On her final voyage, the Chameau was carrying approximately 100,000 livres in gold, silver, and copper — along with 316 passengers, including the newly appointed intendant of New France.
As she approached the coast of Nova Scotia in August 1725, a southeast wind rocked the waters. By nightfall, a squall had brewed, thrashing the vessel. It plunged into a reef, where it broke apart and sank into the depths. There were no survivors.
Most perished in the storm; those who didn’t were either consumed by the undertow, or died from exhaustion after washing ashore near the fort town of Louisbourg.
In 1961, twenty-three-year-old Louisbourg transplant Alex Storm was thumbing through a history of his adopted home, by then a fishing community.
His interest was piqued by the story of the Chameau. A recent émigré from Indonesia, where his family had been imprisoned in Japanese-run internment camps during World War II, he had settled in Nova Scotia and volunteered for a position aboard the Marion Kent.
Taking advantage of the circumstances, he dove near Chameau Rock, the ostensible site of the wreck, and came upon a cluster of some twenty cannons, strewn alongside anchors and guns.

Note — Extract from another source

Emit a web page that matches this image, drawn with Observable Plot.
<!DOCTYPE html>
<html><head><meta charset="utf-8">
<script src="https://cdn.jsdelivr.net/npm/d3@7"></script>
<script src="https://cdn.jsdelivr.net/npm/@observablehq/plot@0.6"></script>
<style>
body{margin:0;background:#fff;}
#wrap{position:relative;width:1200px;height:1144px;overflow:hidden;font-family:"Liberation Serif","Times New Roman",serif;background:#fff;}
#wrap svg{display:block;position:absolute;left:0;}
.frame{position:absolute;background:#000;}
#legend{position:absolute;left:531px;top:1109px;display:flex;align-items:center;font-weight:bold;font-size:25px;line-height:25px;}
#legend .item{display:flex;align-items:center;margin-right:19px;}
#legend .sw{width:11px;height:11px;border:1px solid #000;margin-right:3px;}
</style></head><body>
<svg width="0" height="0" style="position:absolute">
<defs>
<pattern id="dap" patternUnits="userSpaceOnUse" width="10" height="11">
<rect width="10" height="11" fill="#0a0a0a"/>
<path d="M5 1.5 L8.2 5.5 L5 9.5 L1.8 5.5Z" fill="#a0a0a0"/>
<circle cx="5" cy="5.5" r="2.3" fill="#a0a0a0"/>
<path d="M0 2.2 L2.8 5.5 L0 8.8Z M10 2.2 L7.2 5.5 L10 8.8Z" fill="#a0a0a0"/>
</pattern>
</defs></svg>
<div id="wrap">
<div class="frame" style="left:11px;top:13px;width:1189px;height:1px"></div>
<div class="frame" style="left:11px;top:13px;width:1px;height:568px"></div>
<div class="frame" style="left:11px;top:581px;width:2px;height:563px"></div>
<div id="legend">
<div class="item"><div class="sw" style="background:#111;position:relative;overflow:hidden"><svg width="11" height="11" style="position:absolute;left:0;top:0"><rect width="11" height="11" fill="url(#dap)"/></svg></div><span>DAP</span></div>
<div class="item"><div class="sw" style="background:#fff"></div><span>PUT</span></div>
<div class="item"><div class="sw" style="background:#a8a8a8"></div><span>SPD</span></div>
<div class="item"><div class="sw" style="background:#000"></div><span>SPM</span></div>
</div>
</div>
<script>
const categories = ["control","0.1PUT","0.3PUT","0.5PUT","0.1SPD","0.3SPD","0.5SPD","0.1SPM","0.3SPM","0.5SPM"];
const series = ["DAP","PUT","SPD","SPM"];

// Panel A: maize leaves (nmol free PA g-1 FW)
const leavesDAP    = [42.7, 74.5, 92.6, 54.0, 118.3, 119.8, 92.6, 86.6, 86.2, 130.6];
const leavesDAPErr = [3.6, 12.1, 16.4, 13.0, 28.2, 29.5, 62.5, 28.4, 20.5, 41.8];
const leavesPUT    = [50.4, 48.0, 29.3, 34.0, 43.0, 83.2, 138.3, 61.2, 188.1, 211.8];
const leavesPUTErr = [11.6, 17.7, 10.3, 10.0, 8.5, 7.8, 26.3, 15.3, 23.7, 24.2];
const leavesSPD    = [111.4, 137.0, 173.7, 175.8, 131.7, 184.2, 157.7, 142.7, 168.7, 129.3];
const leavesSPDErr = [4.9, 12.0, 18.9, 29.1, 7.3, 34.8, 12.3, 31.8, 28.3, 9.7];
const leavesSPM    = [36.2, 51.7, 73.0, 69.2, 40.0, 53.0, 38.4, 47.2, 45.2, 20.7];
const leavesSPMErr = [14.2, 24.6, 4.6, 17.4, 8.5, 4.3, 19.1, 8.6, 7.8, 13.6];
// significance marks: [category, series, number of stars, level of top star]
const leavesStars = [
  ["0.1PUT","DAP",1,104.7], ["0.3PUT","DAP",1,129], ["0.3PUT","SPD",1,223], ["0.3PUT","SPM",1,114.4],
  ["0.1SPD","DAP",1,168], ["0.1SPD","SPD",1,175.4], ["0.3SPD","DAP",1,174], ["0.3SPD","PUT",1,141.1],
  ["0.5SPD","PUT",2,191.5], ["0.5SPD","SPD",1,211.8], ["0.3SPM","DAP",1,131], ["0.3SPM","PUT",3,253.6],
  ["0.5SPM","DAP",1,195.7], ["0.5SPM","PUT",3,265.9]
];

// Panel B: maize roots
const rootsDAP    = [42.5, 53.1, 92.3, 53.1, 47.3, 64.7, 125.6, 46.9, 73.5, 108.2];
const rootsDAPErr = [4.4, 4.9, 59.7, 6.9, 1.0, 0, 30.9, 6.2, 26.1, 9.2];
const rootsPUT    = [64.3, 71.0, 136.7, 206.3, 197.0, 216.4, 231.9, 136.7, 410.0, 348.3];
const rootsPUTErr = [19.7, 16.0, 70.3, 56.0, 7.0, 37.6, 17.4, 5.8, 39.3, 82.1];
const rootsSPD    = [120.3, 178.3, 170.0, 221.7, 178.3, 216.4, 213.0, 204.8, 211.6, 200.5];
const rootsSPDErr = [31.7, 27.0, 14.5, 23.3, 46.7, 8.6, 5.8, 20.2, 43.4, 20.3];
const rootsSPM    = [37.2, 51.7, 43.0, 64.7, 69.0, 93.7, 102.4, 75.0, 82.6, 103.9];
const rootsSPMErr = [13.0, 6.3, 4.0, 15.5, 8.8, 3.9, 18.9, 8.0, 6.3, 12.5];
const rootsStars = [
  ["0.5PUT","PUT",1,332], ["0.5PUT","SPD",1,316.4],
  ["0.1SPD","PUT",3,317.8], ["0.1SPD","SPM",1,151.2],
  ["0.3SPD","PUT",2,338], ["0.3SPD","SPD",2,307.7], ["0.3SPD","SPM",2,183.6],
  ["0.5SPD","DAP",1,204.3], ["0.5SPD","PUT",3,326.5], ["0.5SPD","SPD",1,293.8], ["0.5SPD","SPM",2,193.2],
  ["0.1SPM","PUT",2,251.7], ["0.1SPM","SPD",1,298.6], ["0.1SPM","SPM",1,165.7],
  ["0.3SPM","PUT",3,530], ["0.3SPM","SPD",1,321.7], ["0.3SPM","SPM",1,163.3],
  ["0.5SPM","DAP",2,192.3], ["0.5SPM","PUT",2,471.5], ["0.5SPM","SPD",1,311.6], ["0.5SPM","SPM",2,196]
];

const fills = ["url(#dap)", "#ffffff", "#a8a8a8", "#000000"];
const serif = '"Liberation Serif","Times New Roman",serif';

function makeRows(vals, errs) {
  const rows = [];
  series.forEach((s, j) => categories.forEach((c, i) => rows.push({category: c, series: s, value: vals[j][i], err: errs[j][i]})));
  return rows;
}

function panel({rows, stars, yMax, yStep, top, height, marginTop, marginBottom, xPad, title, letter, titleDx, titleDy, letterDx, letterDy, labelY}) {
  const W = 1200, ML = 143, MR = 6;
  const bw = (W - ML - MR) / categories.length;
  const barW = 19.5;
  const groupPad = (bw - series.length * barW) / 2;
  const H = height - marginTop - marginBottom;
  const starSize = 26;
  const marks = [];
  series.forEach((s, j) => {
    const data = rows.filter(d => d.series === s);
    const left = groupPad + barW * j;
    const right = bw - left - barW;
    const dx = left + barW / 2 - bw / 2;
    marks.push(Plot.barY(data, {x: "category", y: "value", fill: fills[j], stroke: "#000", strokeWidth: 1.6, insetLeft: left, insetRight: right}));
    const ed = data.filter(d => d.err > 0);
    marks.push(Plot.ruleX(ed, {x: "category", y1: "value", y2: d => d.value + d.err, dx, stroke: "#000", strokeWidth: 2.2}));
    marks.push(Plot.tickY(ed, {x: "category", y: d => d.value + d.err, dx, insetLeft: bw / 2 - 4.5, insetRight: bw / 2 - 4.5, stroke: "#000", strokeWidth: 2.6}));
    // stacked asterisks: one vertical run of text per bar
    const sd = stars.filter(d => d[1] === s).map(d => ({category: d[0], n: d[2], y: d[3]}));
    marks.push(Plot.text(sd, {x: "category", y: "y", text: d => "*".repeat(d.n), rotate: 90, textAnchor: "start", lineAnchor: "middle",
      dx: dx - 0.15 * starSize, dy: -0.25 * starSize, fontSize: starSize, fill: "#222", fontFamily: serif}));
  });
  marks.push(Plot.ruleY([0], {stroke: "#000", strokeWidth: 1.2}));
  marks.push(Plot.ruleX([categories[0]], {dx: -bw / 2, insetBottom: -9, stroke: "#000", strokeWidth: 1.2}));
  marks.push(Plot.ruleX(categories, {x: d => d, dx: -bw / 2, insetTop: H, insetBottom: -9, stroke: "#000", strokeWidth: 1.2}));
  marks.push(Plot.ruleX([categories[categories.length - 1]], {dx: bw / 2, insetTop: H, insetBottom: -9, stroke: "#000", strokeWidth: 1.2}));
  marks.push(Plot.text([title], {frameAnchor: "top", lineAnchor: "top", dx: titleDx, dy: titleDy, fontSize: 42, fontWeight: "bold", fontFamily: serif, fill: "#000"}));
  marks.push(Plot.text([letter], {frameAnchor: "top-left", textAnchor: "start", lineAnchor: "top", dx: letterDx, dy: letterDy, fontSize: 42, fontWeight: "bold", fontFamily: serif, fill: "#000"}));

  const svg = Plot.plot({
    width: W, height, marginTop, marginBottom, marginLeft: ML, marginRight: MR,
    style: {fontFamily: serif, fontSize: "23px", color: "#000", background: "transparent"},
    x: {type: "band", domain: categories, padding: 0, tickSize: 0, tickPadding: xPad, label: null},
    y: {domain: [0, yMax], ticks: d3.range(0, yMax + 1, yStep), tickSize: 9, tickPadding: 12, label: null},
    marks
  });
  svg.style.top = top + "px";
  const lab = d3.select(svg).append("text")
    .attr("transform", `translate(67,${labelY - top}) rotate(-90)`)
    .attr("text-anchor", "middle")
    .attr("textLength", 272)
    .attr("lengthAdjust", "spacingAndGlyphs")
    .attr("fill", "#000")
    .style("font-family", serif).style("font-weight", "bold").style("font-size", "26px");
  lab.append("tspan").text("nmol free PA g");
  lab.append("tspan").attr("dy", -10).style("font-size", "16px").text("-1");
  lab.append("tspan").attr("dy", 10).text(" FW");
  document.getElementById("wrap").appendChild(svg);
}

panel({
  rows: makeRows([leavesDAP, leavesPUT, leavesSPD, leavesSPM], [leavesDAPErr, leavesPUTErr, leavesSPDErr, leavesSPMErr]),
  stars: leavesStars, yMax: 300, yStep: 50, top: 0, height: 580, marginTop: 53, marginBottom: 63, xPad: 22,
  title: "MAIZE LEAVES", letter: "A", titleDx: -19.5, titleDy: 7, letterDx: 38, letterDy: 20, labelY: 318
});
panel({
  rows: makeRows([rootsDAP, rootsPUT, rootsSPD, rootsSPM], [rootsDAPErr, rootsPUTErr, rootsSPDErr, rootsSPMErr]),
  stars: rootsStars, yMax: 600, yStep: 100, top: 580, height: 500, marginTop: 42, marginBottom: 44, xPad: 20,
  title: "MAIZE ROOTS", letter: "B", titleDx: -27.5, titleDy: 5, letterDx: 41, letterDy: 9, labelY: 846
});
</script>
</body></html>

“It was a solemn moment, because I knew that no one had seen it since the night when the ship wrecked,” he recalls from his home nearby.

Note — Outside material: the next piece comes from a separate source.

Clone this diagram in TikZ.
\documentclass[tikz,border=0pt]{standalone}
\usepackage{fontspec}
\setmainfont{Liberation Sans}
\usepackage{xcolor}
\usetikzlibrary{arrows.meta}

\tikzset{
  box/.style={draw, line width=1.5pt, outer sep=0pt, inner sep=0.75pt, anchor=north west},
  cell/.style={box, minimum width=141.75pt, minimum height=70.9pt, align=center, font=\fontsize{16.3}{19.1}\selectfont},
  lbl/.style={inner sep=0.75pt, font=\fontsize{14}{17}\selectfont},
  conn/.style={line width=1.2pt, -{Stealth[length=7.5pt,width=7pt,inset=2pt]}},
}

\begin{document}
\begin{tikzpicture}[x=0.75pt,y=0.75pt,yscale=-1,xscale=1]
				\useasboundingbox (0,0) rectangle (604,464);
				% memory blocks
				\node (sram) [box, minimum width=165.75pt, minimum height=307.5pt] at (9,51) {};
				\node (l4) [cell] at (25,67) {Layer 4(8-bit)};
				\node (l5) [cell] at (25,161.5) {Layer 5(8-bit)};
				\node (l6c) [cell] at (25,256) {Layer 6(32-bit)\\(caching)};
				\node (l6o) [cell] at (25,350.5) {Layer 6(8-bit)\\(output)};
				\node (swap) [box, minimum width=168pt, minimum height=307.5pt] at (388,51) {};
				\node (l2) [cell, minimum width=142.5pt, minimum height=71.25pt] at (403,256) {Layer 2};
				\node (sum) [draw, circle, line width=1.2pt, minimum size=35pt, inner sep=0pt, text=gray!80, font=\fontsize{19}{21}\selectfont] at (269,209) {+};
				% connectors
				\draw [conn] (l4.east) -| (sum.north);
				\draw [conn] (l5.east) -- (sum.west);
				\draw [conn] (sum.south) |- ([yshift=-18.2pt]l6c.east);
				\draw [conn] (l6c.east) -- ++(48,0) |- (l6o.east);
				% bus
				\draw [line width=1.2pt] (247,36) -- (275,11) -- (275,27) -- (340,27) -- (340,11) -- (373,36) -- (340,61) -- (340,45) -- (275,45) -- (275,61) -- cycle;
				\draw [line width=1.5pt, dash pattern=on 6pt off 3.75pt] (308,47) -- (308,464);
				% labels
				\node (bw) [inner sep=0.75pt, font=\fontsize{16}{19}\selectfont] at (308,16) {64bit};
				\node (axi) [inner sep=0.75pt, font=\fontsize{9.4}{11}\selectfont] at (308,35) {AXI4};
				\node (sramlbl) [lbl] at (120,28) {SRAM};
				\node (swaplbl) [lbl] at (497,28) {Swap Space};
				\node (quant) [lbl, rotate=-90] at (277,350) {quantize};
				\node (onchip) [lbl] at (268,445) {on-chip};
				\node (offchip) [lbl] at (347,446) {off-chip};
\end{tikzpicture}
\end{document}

But the expedition yielded more than history: glinting among the ruins was a single silver four-livre piece, embossed with the year 1724 and a portrait of King Louis XV.
The coin was a small discovery, but one that set Storm on a mission to find the rest of the Chameau’s loot. He took a job with an underwater archaeologist and, in his spare time, familiarized himself with eighteenth-century ships, and gathered weather reports and ocean current data from the night the Chameau went down.
He assembled a team of divers, and in 1965 located the ship’s final resting place.
There, along the gully and the cracks in the bedrock, Storm found his treasure: over 2,000 gold louis d’or coins and more than 11,000 silver livres, which later sold for untold millions at auction.